- _GIVEN EXERCISE_
Write out the data below in full, unchanged, minus the images.

-- start of DATA SHOWN --

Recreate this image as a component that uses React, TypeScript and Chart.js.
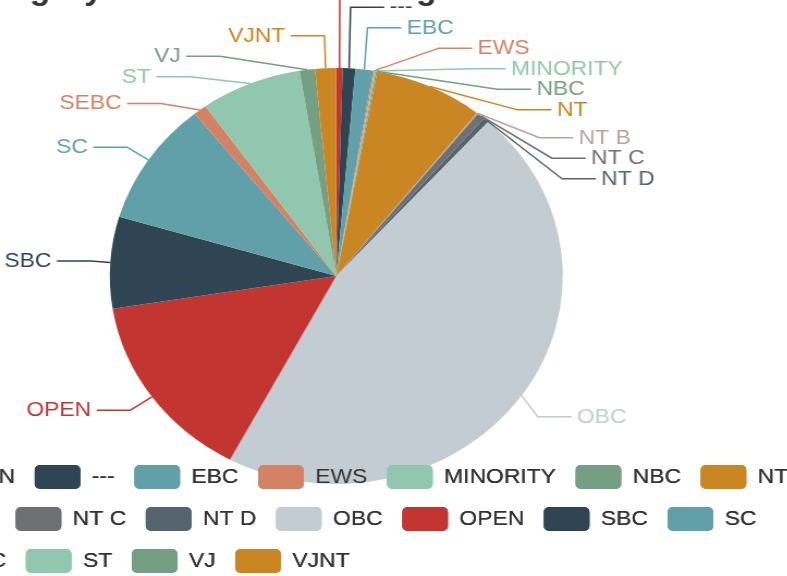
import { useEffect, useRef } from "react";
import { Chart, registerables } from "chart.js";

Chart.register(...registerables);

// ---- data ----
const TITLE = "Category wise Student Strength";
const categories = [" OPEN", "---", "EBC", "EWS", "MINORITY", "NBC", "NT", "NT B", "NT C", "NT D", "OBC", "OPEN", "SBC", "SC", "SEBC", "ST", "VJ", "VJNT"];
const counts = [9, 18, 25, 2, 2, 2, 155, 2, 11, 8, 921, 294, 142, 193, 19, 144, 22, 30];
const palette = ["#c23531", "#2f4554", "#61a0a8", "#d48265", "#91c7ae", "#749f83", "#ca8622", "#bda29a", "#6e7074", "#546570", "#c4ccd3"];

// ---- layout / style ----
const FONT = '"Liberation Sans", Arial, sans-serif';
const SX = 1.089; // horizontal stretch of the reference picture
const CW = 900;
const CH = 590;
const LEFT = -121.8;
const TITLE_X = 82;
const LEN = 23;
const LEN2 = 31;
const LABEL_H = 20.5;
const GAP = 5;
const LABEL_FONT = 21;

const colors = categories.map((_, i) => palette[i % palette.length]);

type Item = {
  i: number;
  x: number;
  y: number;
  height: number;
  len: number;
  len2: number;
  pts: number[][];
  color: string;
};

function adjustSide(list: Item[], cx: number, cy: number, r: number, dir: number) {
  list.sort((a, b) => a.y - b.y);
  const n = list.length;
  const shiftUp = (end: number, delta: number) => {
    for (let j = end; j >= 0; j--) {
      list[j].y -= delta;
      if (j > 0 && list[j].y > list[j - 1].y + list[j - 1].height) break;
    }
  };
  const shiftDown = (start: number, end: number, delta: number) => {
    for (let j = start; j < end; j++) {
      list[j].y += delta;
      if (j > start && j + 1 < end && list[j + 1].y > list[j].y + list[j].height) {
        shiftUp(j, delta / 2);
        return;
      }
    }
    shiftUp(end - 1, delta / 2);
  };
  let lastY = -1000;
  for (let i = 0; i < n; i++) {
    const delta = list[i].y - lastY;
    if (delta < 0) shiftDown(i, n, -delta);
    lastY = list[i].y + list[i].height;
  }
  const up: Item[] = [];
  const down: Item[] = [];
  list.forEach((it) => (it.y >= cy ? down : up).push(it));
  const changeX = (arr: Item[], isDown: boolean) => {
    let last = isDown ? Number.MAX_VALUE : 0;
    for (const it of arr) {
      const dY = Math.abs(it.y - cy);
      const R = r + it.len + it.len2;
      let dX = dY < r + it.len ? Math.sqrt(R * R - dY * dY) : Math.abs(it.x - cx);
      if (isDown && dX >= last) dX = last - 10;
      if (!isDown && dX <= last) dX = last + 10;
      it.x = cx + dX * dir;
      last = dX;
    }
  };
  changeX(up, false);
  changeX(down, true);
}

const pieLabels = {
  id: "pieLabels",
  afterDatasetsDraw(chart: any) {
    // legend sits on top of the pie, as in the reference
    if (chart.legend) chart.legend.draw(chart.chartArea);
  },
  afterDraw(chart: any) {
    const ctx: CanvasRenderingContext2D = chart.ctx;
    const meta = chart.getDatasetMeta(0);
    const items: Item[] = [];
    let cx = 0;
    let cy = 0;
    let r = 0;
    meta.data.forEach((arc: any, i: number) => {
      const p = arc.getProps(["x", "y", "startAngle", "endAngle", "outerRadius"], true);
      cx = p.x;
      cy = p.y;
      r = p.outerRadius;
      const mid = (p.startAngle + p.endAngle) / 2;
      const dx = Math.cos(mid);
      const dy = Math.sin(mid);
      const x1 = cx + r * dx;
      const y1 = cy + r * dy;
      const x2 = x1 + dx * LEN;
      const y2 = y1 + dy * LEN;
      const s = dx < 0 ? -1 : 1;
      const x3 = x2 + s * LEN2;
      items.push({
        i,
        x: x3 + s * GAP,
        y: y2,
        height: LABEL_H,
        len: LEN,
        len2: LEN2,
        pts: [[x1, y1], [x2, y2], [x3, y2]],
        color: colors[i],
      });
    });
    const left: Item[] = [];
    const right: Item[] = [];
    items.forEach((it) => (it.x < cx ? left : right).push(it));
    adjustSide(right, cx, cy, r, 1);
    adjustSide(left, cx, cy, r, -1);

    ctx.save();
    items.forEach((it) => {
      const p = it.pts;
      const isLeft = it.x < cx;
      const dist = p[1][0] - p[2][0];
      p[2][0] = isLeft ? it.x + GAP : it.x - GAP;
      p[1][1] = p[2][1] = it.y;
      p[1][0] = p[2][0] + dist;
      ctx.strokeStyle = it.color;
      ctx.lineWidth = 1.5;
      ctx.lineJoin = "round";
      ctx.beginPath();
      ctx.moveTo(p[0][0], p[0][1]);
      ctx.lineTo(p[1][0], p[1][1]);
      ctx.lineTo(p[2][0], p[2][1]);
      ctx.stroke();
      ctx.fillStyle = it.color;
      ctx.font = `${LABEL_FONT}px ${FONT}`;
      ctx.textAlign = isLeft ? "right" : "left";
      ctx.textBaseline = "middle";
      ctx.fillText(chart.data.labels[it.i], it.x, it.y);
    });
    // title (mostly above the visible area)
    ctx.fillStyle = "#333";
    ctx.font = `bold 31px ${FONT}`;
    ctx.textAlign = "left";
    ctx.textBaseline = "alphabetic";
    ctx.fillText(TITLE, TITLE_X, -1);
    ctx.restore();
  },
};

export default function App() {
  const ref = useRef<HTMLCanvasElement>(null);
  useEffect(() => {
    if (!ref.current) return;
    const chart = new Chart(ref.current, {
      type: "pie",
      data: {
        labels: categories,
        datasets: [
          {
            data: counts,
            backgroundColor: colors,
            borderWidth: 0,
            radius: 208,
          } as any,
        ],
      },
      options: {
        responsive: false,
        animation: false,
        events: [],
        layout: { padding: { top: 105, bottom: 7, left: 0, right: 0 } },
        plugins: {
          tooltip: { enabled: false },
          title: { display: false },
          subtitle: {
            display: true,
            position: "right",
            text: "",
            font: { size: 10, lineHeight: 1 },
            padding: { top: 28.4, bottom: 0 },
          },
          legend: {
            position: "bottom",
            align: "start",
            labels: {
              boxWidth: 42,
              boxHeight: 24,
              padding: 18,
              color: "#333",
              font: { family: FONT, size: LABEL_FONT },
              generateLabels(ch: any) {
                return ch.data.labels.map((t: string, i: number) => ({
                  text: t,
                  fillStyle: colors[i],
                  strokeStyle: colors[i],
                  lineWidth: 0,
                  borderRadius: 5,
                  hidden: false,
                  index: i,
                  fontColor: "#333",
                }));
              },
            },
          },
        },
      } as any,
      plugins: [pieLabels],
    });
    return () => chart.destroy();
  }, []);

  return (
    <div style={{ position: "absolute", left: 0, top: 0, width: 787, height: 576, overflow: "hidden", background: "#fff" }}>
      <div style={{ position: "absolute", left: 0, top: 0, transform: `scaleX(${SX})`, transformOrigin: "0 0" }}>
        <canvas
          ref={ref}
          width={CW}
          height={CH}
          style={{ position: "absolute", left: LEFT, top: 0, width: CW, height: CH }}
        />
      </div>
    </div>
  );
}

-- end of DATA SHOWN --

- _SOLUTION FOR THIS TASK_
Recreate this image as a component that uses React, TypeScript and Chart.js.
import { useEffect, useRef } from "react";
import { Chart, registerables } from "chart.js";

Chart.register(...registerables);

// ---- data ----
const TITLE = "Category wise Student Strength";
const categories = [" OPEN", "---", "EBC", "EWS", "MINORITY", "NBC", "NT", "NT B", "NT C", "NT D", "OBC", "OPEN", "SBC", "SC", "SEBC", "ST", "VJ", "VJNT"];
const counts = [9, 18, 25, 2, 2, 2, 155, 2, 11, 8, 921, 294, 142, 193, 19, 144, 22, 30];
const palette = ["#c23531", "#2f4554", "#61a0a8", "#d48265", "#91c7ae", "#749f83", "#ca8622", "#bda29a", "#6e7074", "#546570", "#c4ccd3"];

// ---- layout / style ----
const FONT = '"Liberation Sans", Arial, sans-serif';
const SX = 1.089; // horizontal stretch of the reference picture
const CW = 900;
const CH = 590;
const LEFT = -121.8;
const TITLE_X = 82;
const LEN = 23;
const LEN2 = 31;
const LABEL_H = 20.5;
const GAP = 5;
const LABEL_FONT = 21;

const colors = categories.map((_, i) => palette[i % palette.length]);

type Item = {
  i: number;
  x: number;
  y: number;
  height: number;
  len: number;
  len2: number;
  pts: number[][];
  color: string;
};

function adjustSide(list: Item[], cx: number, cy: number, r: number, dir: number) {
  list.sort((a, b) => a.y - b.y);
  const n = list.length;
  const shiftUp = (end: number, delta: number) => {
    for (let j = end; j >= 0; j--) {
      list[j].y -= delta;
      if (j > 0 && list[j].y > list[j - 1].y + list[j - 1].height) break;
    }
  };
  const shiftDown = (start: number, end: number, delta: number) => {
    for (let j = start; j < end; j++) {
      list[j].y += delta;
      if (j > start && j + 1 < end && list[j + 1].y > list[j].y + list[j].height) {
        shiftUp(j, delta / 2);
        return;
      }
    }
    shiftUp(end - 1, delta / 2);
  };
  let lastY = -1000;
  for (let i = 0; i < n; i++) {
    const delta = list[i].y - lastY;
    if (delta < 0) shiftDown(i, n, -delta);
    lastY = list[i].y + list[i].height;
  }
  const up: Item[] = [];
  const down: Item[] = [];
  list.forEach((it) => (it.y >= cy ? down : up).push(it));
  const changeX = (arr: Item[], isDown: boolean) => {
    let last = isDown ? Number.MAX_VALUE : 0;
    for (const it of arr) {
      const dY = Math.abs(it.y - cy);
      const R = r + it.len + it.len2;
      let dX = dY < r + it.len ? Math.sqrt(R * R - dY * dY) : Math.abs(it.x - cx);
      if (isDown && dX >= last) dX = last - 10;
      if (!isDown && dX <= last) dX = last + 10;
      it.x = cx + dX * dir;
      last = dX;
    }
  };
  changeX(up, false);
  changeX(down, true);
}

const pieLabels = {
  id: "pieLabels",
  afterDatasetsDraw(chart: any) {
    // legend sits on top of the pie, as in the reference
    if (chart.legend) chart.legend.draw(chart.chartArea);
  },
  afterDraw(chart: any) {
    const ctx: CanvasRenderingContext2D = chart.ctx;
    const meta = chart.getDatasetMeta(0);
    const items: Item[] = [];
    let cx = 0;
    let cy = 0;
    let r = 0;
    meta.data.forEach((arc: any, i: number) => {
      const p = arc.getProps(["x", "y", "startAngle", "endAngle", "outerRadius"], true);
      cx = p.x;
      cy = p.y;
      r = p.outerRadius;
      const mid = (p.startAngle + p.endAngle) / 2;
      const dx = Math.cos(mid);
      const dy = Math.sin(mid);
      const x1 = cx + r * dx;
      const y1 = cy + r * dy;
      const x2 = x1 + dx * LEN;
      const y2 = y1 + dy * LEN;
      const s = dx < 0 ? -1 : 1;
      const x3 = x2 + s * LEN2;
      items.push({
        i,
        x: x3 + s * GAP,
        y: y2,
        height: LABEL_H,
        len: LEN,
        len2: LEN2,
        pts: [[x1, y1], [x2, y2], [x3, y2]],
        color: colors[i],
      });
    });
    const left: Item[] = [];
    const right: Item[] = [];
    items.forEach((it) => (it.x < cx ? left : right).push(it));
    adjustSide(right, cx, cy, r, 1);
    adjustSide(left, cx, cy, r, -1);

    ctx.save();
    items.forEach((it) => {
      const p = it.pts;
      const isLeft = it.x < cx;
      const dist = p[1][0] - p[2][0];
      p[2][0] = isLeft ? it.x + GAP : it.x - GAP;
      p[1][1] = p[2][1] = it.y;
      p[1][0] = p[2][0] + dist;
      ctx.strokeStyle = it.color;
      ctx.lineWidth = 1.5;
      ctx.lineJoin = "round";
      ctx.beginPath();
      ctx.moveTo(p[0][0], p[0][1]);
      ctx.lineTo(p[1][0], p[1][1]);
      ctx.lineTo(p[2][0], p[2][1]);
      ctx.stroke();
      ctx.fillStyle = it.color;
      ctx.font = `${LABEL_FONT}px ${FONT}`;
      ctx.textAlign = isLeft ? "right" : "left";
      ctx.textBaseline = "middle";
      ctx.fillText(chart.data.labels[it.i], it.x, it.y);
    });
    // title (mostly above the visible area)
    ctx.fillStyle = "#333";
    ctx.font = `bold 31px ${FONT}`;
    ctx.textAlign = "left";
    ctx.textBaseline = "alphabetic";
    ctx.fillText(TITLE, TITLE_X, -1);
    ctx.restore();
  },
};

export default function App() {
  const ref = useRef<HTMLCanvasElement>(null);
  useEffect(() => {
    if (!ref.current) return;
    const chart = new Chart(ref.current, {
      type: "pie",
      data: {
        labels: categories,
        datasets: [
          {
            data: counts,
            backgroundColor: colors,
            borderWidth: 0,
            radius: 208,
          } as any,
        ],
      },
      options: {
        responsive: false,
        animation: false,
        events: [],
        layout: { padding: { top: 105, bottom: 7, left: 0, right: 0 } },
        plugins: {
          tooltip: { enabled: false },
          title: { display: false },
          subtitle: {
            display: true,
            position: "right",
            text: "",
            font: { size: 10, lineHeight: 1 },
            padding: { top: 28.4, bottom: 0 },
          },
          legend: {
            position: "bottom",
            align: "start",
            labels: {
              boxWidth: 42,
              boxHeight: 24,
              padding: 18,
              color: "#333",
              font: { family: FONT, size: LABEL_FONT },
              generateLabels(ch: any) {
                return ch.data.labels.map((t: string, i: number) => ({
                  text: t,
                  fillStyle: colors[i],
                  strokeStyle: colors[i],
                  lineWidth: 0,
                  borderRadius: 5,
                  hidden: false,
                  index: i,
                  fontColor: "#333",
                }));
              },
            },
          },
        },
      } as any,
      plugins: [pieLabels],
    });
    return () => chart.destroy();
  }, []);

  return (
    <div style={{ position: "absolute", left: 0, top: 0, width: 787, height: 576, overflow: "hidden", background: "#fff" }}>
      <div style={{ position: "absolute", left: 0, top: 0, transform: `scaleX(${SX})`, transformOrigin: "0 0" }}>
        <canvas
          ref={ref}
          width={CW}
          height={CH}
          style={{ position: "absolute", left: LEFT, top: 0, width: CW, height: CH }}
        />
      </div>
    </div>
  );
}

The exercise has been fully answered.